WHAT YOU WILL DO:
Repeat the data that follows, word for word, without the images.

begin

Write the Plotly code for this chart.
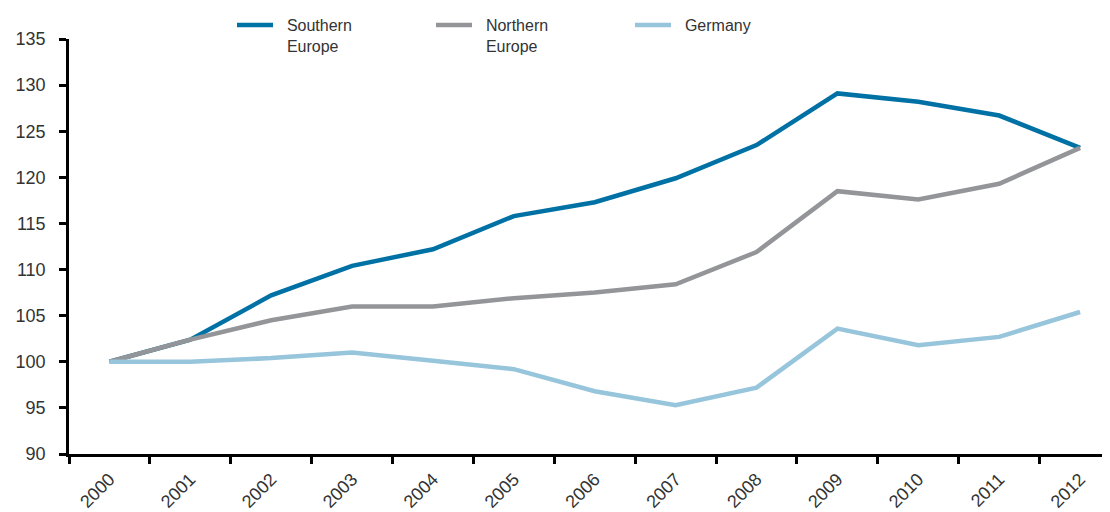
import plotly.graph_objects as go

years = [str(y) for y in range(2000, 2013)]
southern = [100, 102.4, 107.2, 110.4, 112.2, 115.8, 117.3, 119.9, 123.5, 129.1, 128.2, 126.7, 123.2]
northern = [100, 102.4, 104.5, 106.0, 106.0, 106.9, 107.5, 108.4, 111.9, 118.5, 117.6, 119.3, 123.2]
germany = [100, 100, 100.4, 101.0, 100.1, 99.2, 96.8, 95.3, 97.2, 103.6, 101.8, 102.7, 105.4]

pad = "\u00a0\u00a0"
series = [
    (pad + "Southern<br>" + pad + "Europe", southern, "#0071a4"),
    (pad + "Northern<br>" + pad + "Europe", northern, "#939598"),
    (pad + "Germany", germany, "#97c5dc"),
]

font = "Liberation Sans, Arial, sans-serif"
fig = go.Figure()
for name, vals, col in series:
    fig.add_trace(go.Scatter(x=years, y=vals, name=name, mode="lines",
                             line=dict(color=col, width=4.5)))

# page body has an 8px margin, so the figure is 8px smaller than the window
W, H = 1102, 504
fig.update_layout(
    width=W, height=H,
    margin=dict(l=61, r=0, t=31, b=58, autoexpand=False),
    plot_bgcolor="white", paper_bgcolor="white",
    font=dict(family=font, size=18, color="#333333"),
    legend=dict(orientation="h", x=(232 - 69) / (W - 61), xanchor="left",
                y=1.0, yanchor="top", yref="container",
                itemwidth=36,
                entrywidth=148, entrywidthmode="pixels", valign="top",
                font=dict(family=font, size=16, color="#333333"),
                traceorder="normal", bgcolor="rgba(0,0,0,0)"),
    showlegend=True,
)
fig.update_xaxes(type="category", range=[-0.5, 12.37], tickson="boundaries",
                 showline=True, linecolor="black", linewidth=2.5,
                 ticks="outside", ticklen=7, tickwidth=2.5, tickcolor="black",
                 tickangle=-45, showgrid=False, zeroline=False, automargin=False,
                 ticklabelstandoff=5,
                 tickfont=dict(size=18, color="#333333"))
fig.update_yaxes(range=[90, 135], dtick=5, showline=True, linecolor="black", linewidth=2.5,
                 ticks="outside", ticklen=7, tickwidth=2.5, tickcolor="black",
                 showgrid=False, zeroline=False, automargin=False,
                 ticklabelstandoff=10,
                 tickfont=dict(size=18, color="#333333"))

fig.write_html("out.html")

end

ANSWER TO THIS TASK:
Write the Plotly code for this chart.
import plotly.graph_objects as go

years = [str(y) for y in range(2000, 2013)]
southern = [100, 102.4, 107.2, 110.4, 112.2, 115.8, 117.3, 119.9, 123.5, 129.1, 128.2, 126.7, 123.2]
northern = [100, 102.4, 104.5, 106.0, 106.0, 106.9, 107.5, 108.4, 111.9, 118.5, 117.6, 119.3, 123.2]
germany = [100, 100, 100.4, 101.0, 100.1, 99.2, 96.8, 95.3, 97.2, 103.6, 101.8, 102.7, 105.4]

pad = "\u00a0\u00a0"
series = [
    (pad + "Southern<br>" + pad + "Europe", southern, "#0071a4"),
    (pad + "Northern<br>" + pad + "Europe", northern, "#939598"),
    (pad + "Germany", germany, "#97c5dc"),
]

font = "Liberation Sans, Arial, sans-serif"
fig = go.Figure()
for name, vals, col in series:
    fig.add_trace(go.Scatter(x=years, y=vals, name=name, mode="lines",
                             line=dict(color=col, width=4.5)))

# page body has an 8px margin, so the figure is 8px smaller than the window
W, H = 1102, 504
fig.update_layout(
    width=W, height=H,
    margin=dict(l=61, r=0, t=31, b=58, autoexpand=False),
    plot_bgcolor="white", paper_bgcolor="white",
    font=dict(family=font, size=18, color="#333333"),
    legend=dict(orientation="h", x=(232 - 69) / (W - 61), xanchor="left",
                y=1.0, yanchor="top", yref="container",
                itemwidth=36,
                entrywidth=148, entrywidthmode="pixels", valign="top",
                font=dict(family=font, size=16, color="#333333"),
                traceorder="normal", bgcolor="rgba(0,0,0,0)"),
    showlegend=True,
)
fig.update_xaxes(type="category", range=[-0.5, 12.37], tickson="boundaries",
                 showline=True, linecolor="black", linewidth=2.5,
                 ticks="outside", ticklen=7, tickwidth=2.5, tickcolor="black",
                 tickangle=-45, showgrid=False, zeroline=False, automargin=False,
                 ticklabelstandoff=5,
                 tickfont=dict(size=18, color="#333333"))
fig.update_yaxes(range=[90, 135], dtick=5, showline=True, linecolor="black", linewidth=2.5,
                 ticks="outside", ticklen=7, tickwidth=2.5, tickcolor="black",
                 showgrid=False, zeroline=False, automargin=False,
                 ticklabelstandoff=10,
                 tickfont=dict(size=18, color="#333333"))

fig.write_html("out.html")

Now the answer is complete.